WHITE SULPHUR SPRINGS, W. Va. – There were a few things that Billy Hurley III learned during his five years enlisted as a U.S. Navy lieutenant that have helped in his second career as a professional golfer.
One has been useful in getting him into his current position as Greenbrier Classic leader through 54 holes.
“I think that mental toughness and timing are two keys,” he explained. “They’re both very similar and very important in both jobs.”
The other should come in handy now that he’ll be sleeping on the lead for a second consecutive night.
“I slept fine last night. A benefit of the Navy is you learn to sleep anywhere. I think I'll sleep fine tonight, too.”
Following a lead by the PGA Tour’s only active military veteran on the Fourth of July, another lead one day later doesn’t quite fit the same patriotic narrative.
Of course, that doesn’t make it any less substantive.
A third-round 3-under 67 once again has Hurley atop the leaderboard, holding a two-stroke advantage over two-time major champion Angel Cabrera. That could sound like a daunting task for any player seeking his first career victory, but he doesn’t see it that way.
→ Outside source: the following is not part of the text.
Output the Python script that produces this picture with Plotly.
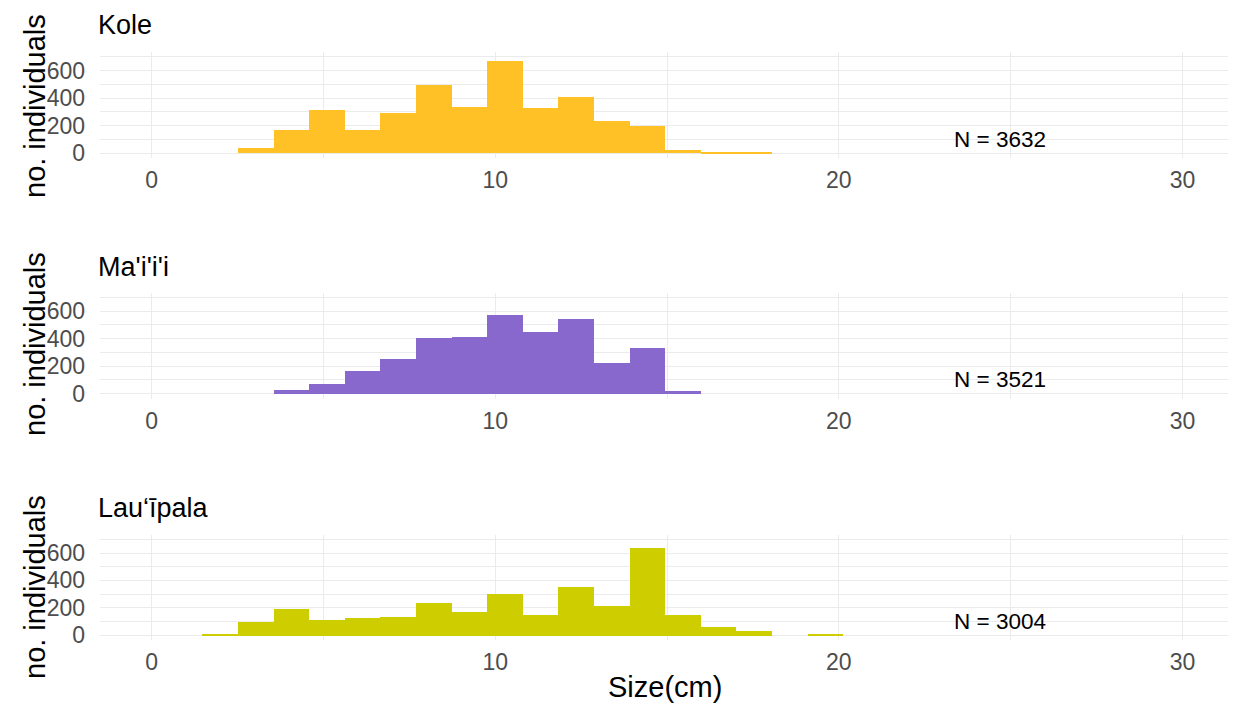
import plotly.graph_objects as go

# ---- data ----
species = ["Kole", "Ma'i'i'i", "Lau\u2018\u012bpala"]
colors = ["#FFC125", "#8968CD", "#CDCD00"]
n_labels = ["N = 3632", "N = 3521", "N = 3004"]

BIN_START = 1.48      # left edge of first bin (cm)
BIN_WIDTH = 1.036     # histogram bin width (cm)

kole_counts = [0, 41, 165, 316, 165, 292, 498, 335, 670, 325, 405, 233, 199, 26, 12, 12, 0, 0]
maiii_counts = [0, 0, 27, 75, 165, 257, 406, 419, 578, 455, 544, 223, 337, 25, 0, 0, 0, 0]
lauipala_counts = [15, 100, 195, 115, 130, 140, 238, 170, 308, 150, 352, 216, 640, 150, 60, 35, 0, 15]
all_counts = [kole_counts, maiii_counts, lauipala_counts]

x_ticks = [0, 10, 20, 30]
y_ticks = [0, 200, 400, 600]

# ---- figure ----
# the page body has an 8px margin; work in page pixels and shift by it
OFF = 8
W, H = 1236 - 2 * OFF, 712 - 2 * OFF
PANEL_L = 100           # page px of panel left edge
ML = PANEL_L - OFF
MR = 0
plot_w = W - ML - MR
PX_PER_CM = 1134 / 33.0
x_lo = -1.5
x_hi = x_lo + plot_w / PX_PER_CM

centers = [BIN_START + BIN_WIDTH * (i + 0.5) for i in range(len(kole_counts))]

# panel vertical extents in page pixels (top, bottom)
panels_px = [(52, 158), (292.5, 398.5), (534.5, 640)]
title_y_px = [25, 267, 508]
ytitle_y_px = [106, 344, 587]


def py(p):
    """page pixel (from top) -> paper fraction"""
    return (H - (p - OFF)) / H


def px(p):
    """page pixel (from left) -> paper fraction of plot area"""
    return (p - OFF - ML) / plot_w


fig = go.Figure()
FONT = "Liberation Sans, Arial, sans-serif"
GRID = "#EBEBEB"
TICKC = "#4D4D4D"

annotations = []
for i, (name, col, counts, nl) in enumerate(zip(species, colors, all_counts, n_labels)):
    sfx = "" if i == 0 else str(i + 1)
    fig.add_trace(go.Bar(
        x=centers, y=counts, width=BIN_WIDTH,
        marker=dict(color=col, line=dict(width=0)),
        xaxis="x" + sfx, yaxis="y" + sfx, showlegend=False,
    ))
    top, bot = panels_px[i]
    dom = [py(bot), py(top)]
    xa = dict(
        domain=[0, 1], range=[x_lo, x_hi], anchor="y" + sfx,
        tickvals=x_ticks, showgrid=True, gridcolor=GRID, gridwidth=1.3,
        zeroline=False, showline=False, ticks="",
        tickfont=dict(family=FONT, size=23, color=TICKC),
        ticklabelstandoff=6,
        minor=dict(tickvals=[5, 15, 25], showgrid=True, gridcolor=GRID, gridwidth=1),
        fixedrange=True,
    )
    ya = dict(
        domain=dom, range=[-35, 735], anchor="x" + sfx,
        tickvals=y_ticks, showgrid=True, gridcolor=GRID, gridwidth=1.3,
        zeroline=False, showline=False, ticks="",
        tickfont=dict(family=FONT, size=23, color=TICKC),
        ticklabelstandoff=14,
        minor=dict(tickvals=[100, 300, 500, 700], showgrid=True, gridcolor=GRID, gridwidth=1),
        fixedrange=True,
    )
    fig.layout["xaxis" + sfx] = xa
    fig.layout["yaxis" + sfx] = ya

    # panel title
    annotations.append(dict(
        text=name, xref="paper", yref="paper",
        x=px(96), y=py(title_y_px[i]),
        xanchor="left", yanchor="middle", showarrow=False,
        font=dict(family=FONT, size=27, color="#000000"),
    ))
    # y axis title
    annotations.append(dict(
        text="no. individuals", xref="paper", yref="paper",
        x=px(35), y=py(ytitle_y_px[i]),
        xanchor="center", yanchor="middle", textangle=-90, showarrow=False,
        font=dict(family=FONT, size=29, color="#000000"),
    ))
    # N label
    annotations.append(dict(
        text=nl, xref="x" + sfx, yref="y" + sfx, x=24.7, y=100,
        xanchor="center", yanchor="middle", showarrow=False,
        font=dict(family=FONT, size=22.5, color="#000000"),
    ))

annotations.append(dict(
    text="Size(cm)", xref="paper", yref="paper",
    x=px(665), y=py(705),
    xanchor="center", yanchor="bottom", showarrow=False,
    font=dict(family=FONT, size=29, color="#000000"),
))

fig.update_layout(
    width=W, height=H,
    margin=dict(l=ML, r=MR, t=0, b=0, autoexpand=False),
    paper_bgcolor="white", plot_bgcolor="white",
    bargap=0, annotations=annotations,
)

fig.write_html("out.html", config={"displayModeBar": False})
“Sometimes you kind of can look at a guy like that who has won a bunch and two majors, kind of like, ‘Oh, he does that pretty nice,’” he explained. “It will be a new experience, [but] I've played with a major winners a couple times before.”
It also helps that Hurley is looking at the situation as if he’s playing with house money.
“I feel like I have my card locked up for next year, which is kind of a big piece of playing the last couple weeks for me,” he said. “So at this point, a win is kind of a bonus. I'm going to give it my best and try to win tomorrow, and try to hit shots and just have fun doing it. I haven't really thought about it too much.”
Maybe it’s his background having been deployed in far outreaches around the globe; maybe it’s his elevated status as the 80th-ranked player on the FedEx Cup points list. Either way, Hurley doesn’t seem intimidated by the moment. He doesn’t seem like the situation will be too big for him, like the pressure of the stakes will engulf him.
He maintains that he’ll just try to emulate his first three rounds on Sunday afternoon.
“I'm going to try to keep doing what I'm doing,” he said. “I just want to put my mind in position so that I can play well.”
He doesn’t want to keep doing what’s gotten him into the 54-hole lead. He wants to improve upon it.
“I figure if I shoot the lowest score tomorrow, I can't lose. So we're just going to go out there and play nicely. If I play well with a two‑shot lead, I'm going to have to play really, really well.”
If he does, it will be the culmination of one of the longer and undoubtedly the most circuitous route to the winner’s circle we’ve seen in a long time.
From Navy lieutenant to competing on mini-tours, from the developmental Nationwide circuit to the PGA Tour and back again, Hurley will focus on just being himself.
“I just tell myself to be Billy Hurley,” he said. “I just kind of tell myself and I've been telling myself the last couple of days, just be Billy Hurley. He's doing pretty well.”
Hey, it’s gotten him this far already. On Sunday, it just might get him a first career victory.